Yad Vashem recognized Angel Sanz-Briz as a Righteous Among the Nations in 1966 for saving approximately 5,200 Jews from the Nazis.

Angel Sanz-Briz. Credit: Centro Sefarad.
Angel Sanz-Briz. Credit: Centro Sefarad.

The Spanish government released the names of Hungarian Jews who evaded Nazi persecution with the help of a Spanish diplomat in an effort to find their descendants and share their stories with the world.

Yad Vashem recognized Angel Sanz-Briz as a Righteous Gentile in 1966 for saving approximately 5,200 Jews from the Nazis.

As a diplomat stationed in Hungary in 1944, he created Spanish passports for Jews of Spanish origin and granted Spanish citizenship to Hungarian Jews. He also rented apartment buildings in Budapest to hide Jews and placed the Spanish flag outside the buildings to label them official properties of the Spanish Legation.

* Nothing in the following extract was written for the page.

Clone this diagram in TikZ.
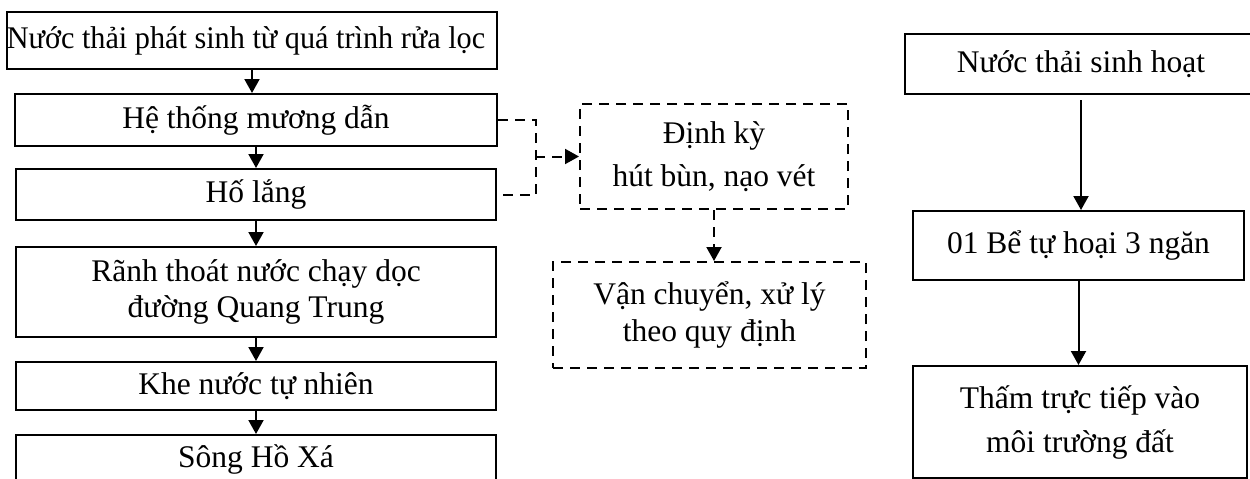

Additionally, he urged the International Red Cross representative to put Spanish signs on hospital buildings, orphanages and maternity clinics in Budapest to help protect the Jews inside.

With support from the Spanish government, the Centro Sefarad-Israel—a Sephardic cultural institution that is part of the Spanish Ministry of Foreign Affairs—published the names of the people Sanz-Briz saved and details about them in the hopes of locating their relatives, JTA reported. The Centro Sefarad-Israel set up an email address so people who had any information at all could contact them.

Sanz-Briz continued his diplomatic career well after World War II. He was appointed ambassador to Guatemala, followed by consul general in New York in 1962, and later, Spain’s ambassador to the Holy See. He died on June 11, 1980, while serving in Rome.

The Spanish diplomat was awarded the Order of Merit of the Republic of Hungary in 1994, and a street in Budapest was named after him in 2015.